In Washington state, for example, a proposed bill would require packaging producers to submit a stewardship plan by 2022 to minimize their environmental impact and help fund waste management. The goal is for all packaging products sold in the state to be 100% recyclable, reusable or compostable by 2025, as well as encouraging use of post-consumer recycled content in packaging and, reducing the use of plastic packaging overall.

In California lawmakers adopted SB 1335 last year, which requires foodservice facilities for state agencies or on state-owned properties to use reusable, compostable or recyclable packaging. But the bill does not define what qualifies as compostable or recyclable materials.

The state agency CalRecycle now has until January 2021 to clarify the terms, specify criteria and outline a process, in conjunction with various related agencies and stakeholders. The next public hearing in the issue is scheduled for April 10 in Sacramento.

Meanwhile, one of the most comprehensive anti-plastic bills was adopted recently in Berkeley, Calif., where restaurants will soon be required to shift to only compostable cups, straws, cartons and forks for their disposable to-go foodware. The plan includes more city-installed composting bins.

Next year, restaurants in the city will also be required to charge a 25-cent fee for each disposable cup — even compostable cups. Businesses will get to keep the money to offset the cost, but the goal is to encourage guests to bring their own reusable cups.

In addition, dine-in guests must be served with reusable dishes and silverware, starting next year. The city also plans to test a program for reusable takeout containers, though it’s not clear what that might include.

Programs like GreenToGo in Durham, N.C., and GO Box in Portland and San Francisco, for example, are experimenting with reusable containers that can be collected from consumers, sanitized and redistributed to restaurants.

Berkeley is also considering a charge on disposable containers along with the cup fee to encourage guests to bring their own.

In fact, the bring-your-own trend is becoming popular enough to spark yet another proposed bill in California, which would require restaurants to have written food-safety procedures for handling consumers’ reusable containers.

Disposable packaging advocates like Dyer question whether bring-your-own cups and containers is a good idea.

“We expect that to be an operational challenge for foodservice brands,” said Dyer of FPI.

“Our entire industry was built over 100 years ago on the basis that disposable foodservice items are more sanitary. People have mugs that have been in their car and they’re bringing it into restaurants? How are restaurants going to be sure whatever germs might be on their customer’s mug don’t somehow transfer?”

The bigger picture

Erin Simon, director of sustainability research and development for the World Wildlife Fund in Washington, D.C., is hesitant to applaud cities like Berkeley for such efforts, in part because she fears legislative mandates could move too far ahead of the available infrastructure.

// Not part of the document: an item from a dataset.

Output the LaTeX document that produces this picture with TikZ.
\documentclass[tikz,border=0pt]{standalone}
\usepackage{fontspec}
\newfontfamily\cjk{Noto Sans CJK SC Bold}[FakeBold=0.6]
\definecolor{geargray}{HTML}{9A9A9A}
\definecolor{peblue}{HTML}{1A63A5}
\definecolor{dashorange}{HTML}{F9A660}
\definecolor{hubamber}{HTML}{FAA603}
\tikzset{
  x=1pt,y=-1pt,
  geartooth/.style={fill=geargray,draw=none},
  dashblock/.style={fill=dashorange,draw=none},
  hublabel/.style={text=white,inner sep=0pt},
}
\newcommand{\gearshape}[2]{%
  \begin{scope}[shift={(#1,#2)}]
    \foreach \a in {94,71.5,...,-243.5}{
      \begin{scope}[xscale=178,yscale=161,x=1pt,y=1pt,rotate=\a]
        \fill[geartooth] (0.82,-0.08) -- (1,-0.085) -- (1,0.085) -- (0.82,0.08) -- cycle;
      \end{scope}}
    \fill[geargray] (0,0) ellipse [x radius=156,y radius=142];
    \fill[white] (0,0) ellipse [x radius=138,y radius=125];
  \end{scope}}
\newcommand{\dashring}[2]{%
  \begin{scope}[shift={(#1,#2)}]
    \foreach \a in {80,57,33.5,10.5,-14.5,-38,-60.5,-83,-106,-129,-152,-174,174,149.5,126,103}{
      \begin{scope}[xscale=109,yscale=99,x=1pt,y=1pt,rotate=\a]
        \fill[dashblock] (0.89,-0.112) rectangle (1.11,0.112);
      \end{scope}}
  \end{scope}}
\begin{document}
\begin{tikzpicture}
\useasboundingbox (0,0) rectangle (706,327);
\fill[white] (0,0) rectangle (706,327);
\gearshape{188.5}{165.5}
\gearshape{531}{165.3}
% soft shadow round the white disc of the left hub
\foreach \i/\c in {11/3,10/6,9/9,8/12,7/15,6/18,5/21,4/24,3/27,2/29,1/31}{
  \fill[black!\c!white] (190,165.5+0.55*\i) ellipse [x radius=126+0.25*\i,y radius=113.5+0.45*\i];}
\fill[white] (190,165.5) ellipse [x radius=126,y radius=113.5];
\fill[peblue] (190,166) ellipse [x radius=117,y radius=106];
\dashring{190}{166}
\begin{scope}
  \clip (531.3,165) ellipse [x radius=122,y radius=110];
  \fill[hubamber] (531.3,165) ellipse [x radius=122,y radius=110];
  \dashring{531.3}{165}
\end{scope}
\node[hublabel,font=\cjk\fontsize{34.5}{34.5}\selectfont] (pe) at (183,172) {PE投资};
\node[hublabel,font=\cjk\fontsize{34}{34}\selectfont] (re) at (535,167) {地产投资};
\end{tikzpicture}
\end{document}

“I’m always worried about consequences when you prescribe solutions,” she said.

The fundamental solution will require a much broader change in infrastructure, from the way consumers are taught to handle their disposables, to the collection and ultimate end life of that plastic spoon — preferably as feedstock for either a recycler who will turn that spoon into another useful product or for a composter who will turn it into soil-boosting fertilizer.

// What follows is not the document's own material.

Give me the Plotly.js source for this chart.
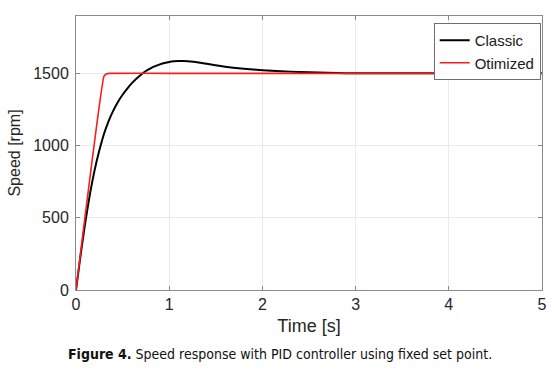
<!DOCTYPE html>
<html>
<head>
<meta charset="utf-8">
<script src="https://cdn.plot.ly/plotly-3.0.1.min.js"></script>
<style>
html,body{margin:0;padding:0;background:#fff;}
#chart{width:554px;height:371px;}
.annotation-text{font-stretch:condensed;}
</style>
</head>
<body>
<div id="chart"></div>
<script>
// Data
var classicTime  = [0, 0.05, 0.1, 0.15, 0.2, 0.25, 0.3, 0.35, 0.4, 0.45, 0.5, 0.55, 0.6, 0.65, 0.7, 0.75, 0.8, 0.85, 0.9, 0.95, 1.0, 1.05, 1.1, 1.15, 1.2, 1.3, 1.45, 1.6, 1.8, 2.0, 2.2, 2.4, 2.6, 2.8, 3.0, 3.5, 4.0, 4.5, 5.0];
var classicSpeed = [0, 245, 470, 665, 830, 965, 1080, 1170, 1242, 1302, 1352, 1395, 1432, 1464, 1492, 1516, 1535, 1550, 1562, 1572, 1579, 1583, 1585, 1585, 1583, 1577, 1561, 1546, 1532, 1522, 1515, 1509, 1505, 1502, 1501, 1500, 1500, 1500, 1500];
var optTime  = [0, 0.30, 0.33, 0.36, 1.0, 2.0, 3.0, 4.0, 5.0];
var optSpeed = [0, 1480, 1497, 1500, 1500, 1500, 1500, 1500, 1500];
var xTicks = [0, 1, 2, 3, 4, 5];
var yTicks = [0, 500, 1000, 1500];
var seriesNames = ['Classic', 'Otimized'];
var captionBold = 'Figure 4.';
var captionText = ' Speed response with PID controller using fixed set point.';

var font = '"Liberation Sans", Arial, Helvetica, sans-serif';
var axisColor = '#8a8a8a';

var traces = [
  {x: classicTime, y: classicSpeed, name: seriesNames[0], mode: 'lines',
   line: {color: '#000000', width: 2, shape: 'spline', smoothing: 0.5}},
  {x: optTime, y: optSpeed, name: seriesNames[1], mode: 'lines',
   line: {color: '#ff1a1a', width: 1.6, shape: 'spline', smoothing: 0.3}}
];

var layout = {
  width: 554, height: 371,
  margin: {l: 76, r: 12, t: 16, b: 81, pad: 0},
  paper_bgcolor: '#ffffff', plot_bgcolor: '#ffffff',
  font: {family: font, color: '#262626', size: 15},
  showlegend: true,
  legend: {x: 1 - 1.3/466, xanchor: 'right', y: 1 - 7/274, yanchor: 'top',
           bgcolor: '#ffffff', bordercolor: '#6f6f6f', borderwidth: 1,
           font: {family: font, size: 15, color: '#1a1a1a'}, tracegroupgap: 0},
  xaxis: {range: [0, 5], tickvals: xTicks, ticktext: xTicks.map(String),
          showgrid: true, gridcolor: '#ebebeb', gridwidth: 1,
          zeroline: false, showline: true, linecolor: axisColor, linewidth: 1, mirror: 'ticks',
          ticks: 'inside', ticklen: 4, tickcolor: axisColor, tickwidth: 1,
          tickfont: {family: font, size: 16, color: '#262626'}, ticklabelstandoff: 0,
          title: {text: 'Time [s]', font: {family: font, size: 18, color: '#262626'}, standoff: 7},
          fixedrange: true},
  yaxis: {range: [0, 1897], tickvals: yTicks, ticktext: yTicks.map(String),
          showgrid: true, gridcolor: '#ebebeb', gridwidth: 1,
          zeroline: false, showline: true, linecolor: axisColor, linewidth: 1, mirror: 'ticks',
          ticks: 'inside', ticklen: 4, tickcolor: axisColor, tickwidth: 1,
          tickfont: {family: font, size: 16, color: '#262626'}, ticklabelstandoff: 3,
          title: {text: 'Speed [rpm]', font: {family: font, size: 16, color: '#262626'}, standoff: 8},
          fixedrange: true},
  annotations: [{
    xref: 'paper', yref: 'paper', x: (280 - 76) / 466, y: -(354 - 290) / 274,
    xanchor: 'center', yanchor: 'middle', showarrow: false,
    text: '<b>' + captionBold + '</b>' + captionText,
    font: {family: '"DejaVu Sans", sans-serif', size: 14, color: '#111111'}
  }]
};

Plotly.newPlot('chart', traces, layout, {staticPlot: true, displayModeBar: false});
</script>
</body>
</html>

Restaurant operators big and small have a key role to play in that change, Simon said. But it’s not just about finding better packaging.

“We really have to move away from our traditional model of solving these problems by looking for that replacement material with the hopes it will work better,” Simon said.

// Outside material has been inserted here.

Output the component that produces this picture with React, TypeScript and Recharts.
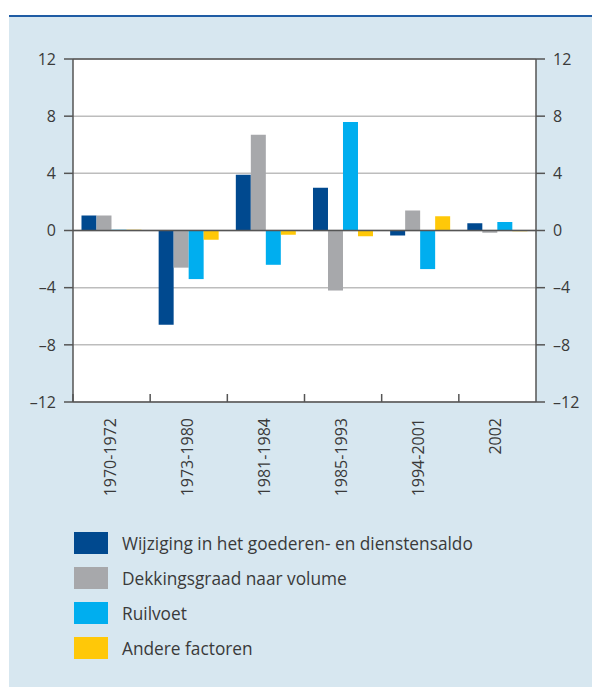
import React from 'react';
import { BarChart, Bar, XAxis, YAxis, CartesianGrid, ReferenceLine } from 'recharts';

const categories = ['1970-1972', '1973-1980', '1981-1984', '1985-1993', '1994-2001', '2002'];
const saldo = [1.05, -6.6, 3.9, 3.0, -0.35, 0.5];
const dekking = [1.05, -2.6, 6.7, -4.2, 1.4, -0.15];
const ruilvoet = [0.05, -3.4, -2.4, 7.6, -2.7, 0.6];
const andere = [0.05, -0.65, -0.3, -0.4, 1.0, -0.05];
const yTicks = [-12, -8, -4, 0, 4, 8, 12];

const seriesNames = [
  'Wijziging in het goederen- en dienstensaldo',
  'Dekkingsgraad naar volume',
  'Ruilvoet',
  'Andere factoren',
];
const seriesKeys = ['saldo', 'dekking', 'ruilvoet', 'andere'];
const seriesColors = ['#00498f', '#a7a8ab', '#00aeef', '#ffc808'];

const data = categories.map((c, i) => ({
  cat: c,
  saldo: saldo[i],
  dekking: dekking[i],
  ruilvoet: ruilvoet[i],
  andere: andere[i],
}));

const FONT = '"Open Sans", sans-serif';
const TEXT = '#3a3a3a';
const AXIS = '#555';

const fmt = (v: number) => (v < 0 ? '\u2013' + Math.abs(v) : String(v));

const XTick = (props: any) => {
  const { x, y, payload, width, visibleTicksCount } = props;
  const half = payload && payload.offset ? payload.offset : width / visibleTicksCount / 2;
  const lx = x - half;
  const tx = x + 4;
  const ty = y + 16;
  return (
    <g>
      <line x1={lx} x2={lx} y1={y - 8} y2={y} stroke={AXIS} strokeWidth={1.5} />
      <text
        x={tx}
        y={ty}
        transform={`rotate(-90, ${tx}, ${ty})`}
        textAnchor="end"
        fontSize={16}
        fontFamily={FONT}
        fill={TEXT}
      >
        {payload.value}
      </text>
    </g>
  );
};

export default function App() {
  return (
    <div style={{ position: 'absolute', left: 0, top: 0, width: 592, height: 687, background: '#fff', fontFamily: FONT }}>
      <div style={{ position: 'absolute', left: 9, top: 15, right: 0, height: 2, background: '#1f5ca4' }} />
      <div style={{ position: 'absolute', left: 9, top: 17, right: 0, bottom: 0, background: '#d7e7f0' }} />
      <div style={{ position: 'absolute', left: 0, top: 0 }}>
        <BarChart
          width={592}
          height={502}
          data={data}
          margin={{ top: 59, right: 0, bottom: 0, left: 0 }}
          barCategoryGap="11%"
          barGap={0}
        >
          <CartesianGrid vertical={false} stroke="#bdbdbd" strokeWidth={1.5} fill="#ffffff" fillOpacity={1} />
          <XAxis
            dataKey="cat"
            height={100}
            tickSize={0}
            tickMargin={0}
            tickLine={false}
            axisLine={{ stroke: AXIS, strokeWidth: 1.5 }}
            tick={<XTick />}
            interval={0}
          />
          <YAxis
            domain={[-12, 12]}
            ticks={yTicks}
            width={73}
            tickSize={9}
            tickMargin={8}
            tickFormatter={fmt}
            axisLine={{ stroke: AXIS, strokeWidth: 1.5 }}
            tickLine={{ stroke: AXIS, strokeWidth: 1.5 }}
            tick={{ fontSize: 16, fontFamily: FONT, fill: TEXT }}
            allowDataOverflow
          />
          <YAxis
            yAxisId="r"
            orientation="right"
            domain={[-12, 12]}
            ticks={yTicks}
            width={56}
            tickSize={9}
            tickMargin={8}
            tickFormatter={fmt}
            axisLine={{ stroke: AXIS, strokeWidth: 1.5 }}
            tickLine={{ stroke: AXIS, strokeWidth: 1.5 }}
            tick={{ fontSize: 16, fontFamily: FONT, fill: TEXT, textAnchor: 'start' }}
            allowDataOverflow
          />
          {seriesKeys.map((k, i) => (
            <Bar key={k} dataKey={k} name={seriesNames[i]} fill={seriesColors[i]} isAnimationActive={false} />
          ))}
          <ReferenceLine y={0} stroke={AXIS} strokeWidth={1.5} />
          <ReferenceLine y={12} stroke={AXIS} strokeWidth={1.5} />
        </BarChart>
      </div>
      <div style={{ position: 'absolute', left: 74, top: 532 }}>
        {seriesNames.map((n, i) => (
          <div key={n} style={{ display: 'flex', alignItems: 'center', height: 35 }}>
            <div style={{ width: 34, height: 22, background: seriesColors[i], marginTop: -13 }} />
            <div style={{ marginLeft: 14, marginTop: -13, fontSize: 17.3, color: TEXT, fontFamily: FONT, whiteSpace: 'nowrap' }}>{n}</div>
          </div>
        ))}
      </div>
    </div>
  );
}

“It’s really challenging everybody to move beyond their own problem solving.”

Simon would like to see restaurateurs work within their communities, matching solutions with the available infrastructure and waste collection systems. And where that is lacking, working with local governments to bring such resources into play.

“If I’m a restaurateur in a community and there are others like me tackling this issue, how are we ultimately trying to engage and connect to manage our waste in a way that doesn’t send it to a landfill and doesn’t perpetuate this plastic issue,” she said. “We can’t just throw it over the wall and hope someone else figures out what to do with it.”